Let $$f(x)=\frac{\exp(-1/x)}{\sqrt{ \sin x}}\, \mathrm{d}x.$$
$f(x)$ seems to not have any problems at $x=\frac {\pi}{2}$, but at $x=0$.
So I should understand behavior of $f(x)$ at $x=0$ by evaluating $\lim_{x\to0+}f(x)$.But I am stuck here as I can't apply Taylor expansions to $e^{-\frac{1}{x}}$ and using l'Hospital's rule gives me nothing.
On
Note that $e^{1/x}\ge 1+\frac1x$ for $x>0$ and $x\cos(x)\le \sin(x)$ for $x\in [0,\pi/2]$.

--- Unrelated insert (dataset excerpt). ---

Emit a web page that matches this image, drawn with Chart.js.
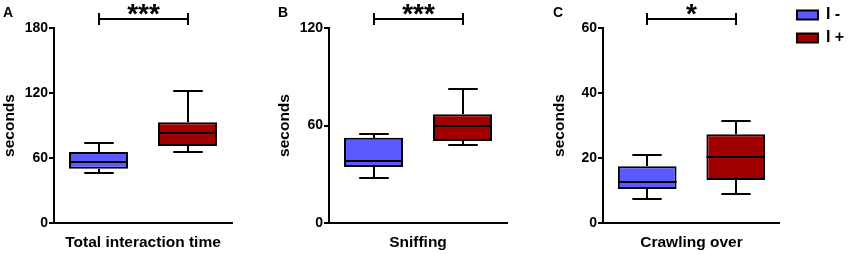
<!DOCTYPE html>
<html>
<head>
<meta charset="utf-8">
<script src="https://cdn.jsdelivr.net/npm/chart.js@4.4.0/dist/chart.umd.min.js"></script>
<style>
  html, body { margin: 0; padding: 0; background: #fff; }
  #wrap { position: relative; width: 851px; height: 254px; }
  canvas { position: absolute; top: 0; }
</style>
</head>
<body>
<div id="wrap">
  <canvas id="panelA" width="275" height="254" style="left:0px"></canvas>
  <canvas id="panelB" width="275" height="254" style="left:275px"></canvas>
  <canvas id="panelC" width="301" height="254" style="left:550px"></canvas>
</div>
<script>
// groups and panels
const groups = ['I -', 'I +']
const letters = ['A', 'B', 'C']
const titles = ['Total interaction time', 'Sniffing', 'Crawling over']
const yMax = [180, 120, 60]
const yStep = [60, 60, 20]
const stars = ['***', '***', '*']

// box values: [min, q1, median, q3, max]
const totalMinus = [46, 50, 56.5, 65.5, 74]
const totalPlus = [65.5, 71, 83, 93, 122]
const sniffMinus = [27.5, 34.5, 38, 52.5, 55]
const sniffPlus = [48, 50.5, 60, 67, 82.5]
const crawlMinus = [7.5, 10.5, 12.5, 17.5, 20.8]
const crawlPlus = [9, 13.2, 20.2, 27.3, 31.3]

const blue = '#5a5aff'
const red = '#a00000'

Chart.defaults.font.family = '"Liberation Sans", Arial, sans-serif'
Chart.defaults.font.weight = 'bold'
Chart.defaults.color = '#000'

// whiskers, medians and the significance bracket
const boxWhiskers = {
  id: 'boxWhiskers',
  afterDatasetsDraw(chart, args, opts) {
    const ctx = chart.ctx
    const y = chart.scales.y
    const mids = []
    ctx.save()
    ctx.strokeStyle = '#000'
    ctx.lineWidth = 2
    chart.data.datasets.forEach((ds, i) => {
      const bar = chart.getDatasetMeta(i).data[0]
      const s = ds.stats
      const half = bar.width / 2
      const cap = bar.width / 4
      const px = v => Math.round(y.getPixelForValue(v))
      const cx = Math.round(bar.x)
      ctx.beginPath()
      ctx.moveTo(cx, px(s[3])); ctx.lineTo(cx, px(s[4]))
      ctx.moveTo(cx - cap, px(s[4])); ctx.lineTo(cx + cap, px(s[4]))
      ctx.moveTo(cx, px(s[1])); ctx.lineTo(cx, px(s[0]))
      ctx.moveTo(cx - cap, px(s[0])); ctx.lineTo(cx + cap, px(s[0]))
      ctx.moveTo(bar.x - half, px(s[2])); ctx.lineTo(bar.x + half, px(s[2]))
      ctx.stroke()
      mids.push(cx)
    })
    // bracket
    ctx.beginPath()
    ctx.moveTo(mids[0], 19); ctx.lineTo(mids[1], 19)
    ctx.moveTo(mids[0], 13); ctx.lineTo(mids[0], 25)
    ctx.moveTo(mids[1], 13); ctx.lineTo(mids[1], 25)
    ctx.stroke()
    ctx.fillStyle = '#000'
    ctx.font = 'bold 28px "Liberation Sans", Arial, sans-serif'
    ctx.textAlign = 'center'
    ctx.textBaseline = 'alphabetic'
    ctx.fillText(opts.stars, (mids[0] + mids[1]) / 2, 23)
    ctx.restore()
  }
}

// move the legend a little right of the plot
const legendShift = {
  id: 'legendShift',
  afterLayout(chart, args, opts) {
    if (!chart.legend || !opts.dx) return
    chart.legend.left += opts.dx
    chart.legend.right += opts.dx
  }
}

function makePanel(id, k, minus, plus) {
  const last = k === 2
  return new Chart(document.getElementById(id), {
    type: 'bar',
    data: {
      labels: [titles[k]],
      datasets: [
        { label: groups[0], data: [[minus[1], minus[3]]], stats: minus,
          backgroundColor: blue, borderColor: '#000', borderWidth: 2, borderSkipped: false,
          categoryPercentage: 1, barPercentage: 0.663 },
        { label: groups[1], data: [[plus[1], plus[3]]], stats: plus,
          backgroundColor: red, borderColor: '#000', borderWidth: 2, borderSkipped: false,
          categoryPercentage: 1, barPercentage: 0.663 }
      ]
    },
    options: {
      responsive: false,
      animation: false,
      devicePixelRatio: 1,
      layout: { padding: { left: 3, right: last ? 6.8 : 43, top: 0, bottom: 0 } },
      plugins: {
        title: { display: true, text: letters[k], align: 'start',
          font: { size: 14, weight: 'bold' }, color: '#000',
          padding: { top: 4.6, bottom: 6.6 } },
        legend: { display: last, position: 'right', align: 'start',
          labels: { boxWidth: 21, boxHeight: 9, padding: 7, color: '#000',
            font: { size: 16, weight: 'bold' } } },
        tooltip: { enabled: false },
        boxWhiskers: { stars: stars[k] },
        legendShift: { dx: last ? 10 : 0 }
      },
      scales: {
        x: {
          grid: { display: false },
          border: { display: true, color: '#000', width: 2 },
          ticks: { display: false },
          title: { display: true, text: titles[k], color: '#000',
            font: { size: 15.5, weight: 'bold' }, padding: { top: 0, bottom: 2 } },
          afterFit: s => { s.height = 31 }
        },
        y: {
          min: 0,
          max: yMax[k],
          ticks: { stepSize: yStep[k], color: '#000', padding: 1,
            font: { size: 14, weight: 'bold' } },
          grid: { drawOnChartArea: false, drawTicks: true, tickLength: 5, color: '#000', lineWidth: 2 },
          border: { display: true, color: '#000', width: 2 },
          title: { display: true, text: 'seconds', color: '#000',
            font: { size: 15.5, weight: 'bold' }, padding: { top: -3, bottom: 0 } },
          afterFit: s => { s.width = last ? 50 : 51 }
        }
      }
    },
    plugins: [boxWhiskers, legendShift]
  })
}

makePanel('panelA', 0, totalMinus, totalPlus)
makePanel('panelB', 1, sniffMinus, sniffPlus)
makePanel('panelC', 2, crawlMinus, crawlPlus)
</script>
</body>
</html>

Hence for $x\in(0,\pi/2]$, we have
$$0\le \frac{e^{-1/x}}{\sqrt{\sin(x)}}\le \frac{1}{\left(1+\frac 1x\right) \sqrt{x\cos(x)}}=\frac{\sqrt x}{x+1}\sqrt{\frac{ 1}{\cos(x)}} $$
Now apply the squeeze theorem.
Using the continuity of the square root, we can conclude \begin{equation*} I :=\lim_{x \searrow 0} \frac{e^{-\frac{1}{x}}}{\sqrt{\sin(x)}} = \sqrt{ \lim_{x \searrow 0} \frac{e^{-\frac{2}{x}}}{\sin(x)}} = \sqrt{ \lim_{x \searrow 0} \frac{1}{e^{\frac{2}{x}} \sin(x)}} \end{equation*} Now, we can apply L'Hôpital to the following limit \begin{equation*} L := \lim_{x \searrow 0} e^{\frac{2}{x}} \sin(x) = \lim_{x \searrow 0} \frac{\sin(x)}{e^{-\frac{2}{x}}} = \lim_{x \searrow 0} \frac{ \frac{d}{d x}\sin(x)}{\frac{d}{d x} e^{-\frac{2}{x}}} = \lim_{x \searrow 0} \frac{\cos(x)}{\frac{2}{x^2} e^{-\frac{2}{x}}} = \lim_{x \searrow 0} \frac{x^2}{2} \cos(x) \cdot e^{\frac{2}{x}}. \end{equation*} And now, because the limits of the factors exist and one is finite we have by the product rule \begin{equation*} L = \frac{1}{2} \underbrace{\lim_{x \searrow 0} \cos(x)}_{= 1} \cdot \left(\lim_{x \searrow 0} x^2 \cdot e^{\frac{2}{x}}\right) = \frac{1}{2} \underbrace{\left(\lim_{x \searrow 0} x^2 \cdot e^{\frac{2}{x}}\right)}_{:= \widetilde{L}} \end{equation*}
Since $x \mapsto x^2$ is monotone and continuous, we have \begin{equation*} \widetilde{L} = \big( \underbrace{\lim_{x \searrow 0} x \cdot e^{\frac{1}{x}}}_{=: \widehat{L}} \big)^2 \end{equation*} Now, by L'Hôpital, we have \begin{equation*} \widehat{L} = \lim_{x \searrow 0} \frac{e^{\frac{1}{x}}}{\frac{1}{x}} = \lim_{x \searrow 0} \frac{\frac{d}{dx} e^{\frac{1}{x}}}{\frac{d}{dx} \frac{1}{x}} = \lim_{x \searrow 0} \frac{-\frac{1}{x^2} e^{\frac{1}{x}}}{-\frac{1}{x^2}} = \lim_{x \searrow 0} e^{\frac{1}{x}} = \infty. \end{equation*}
Therefore, we have $L = \infty$ and so $I = 0$.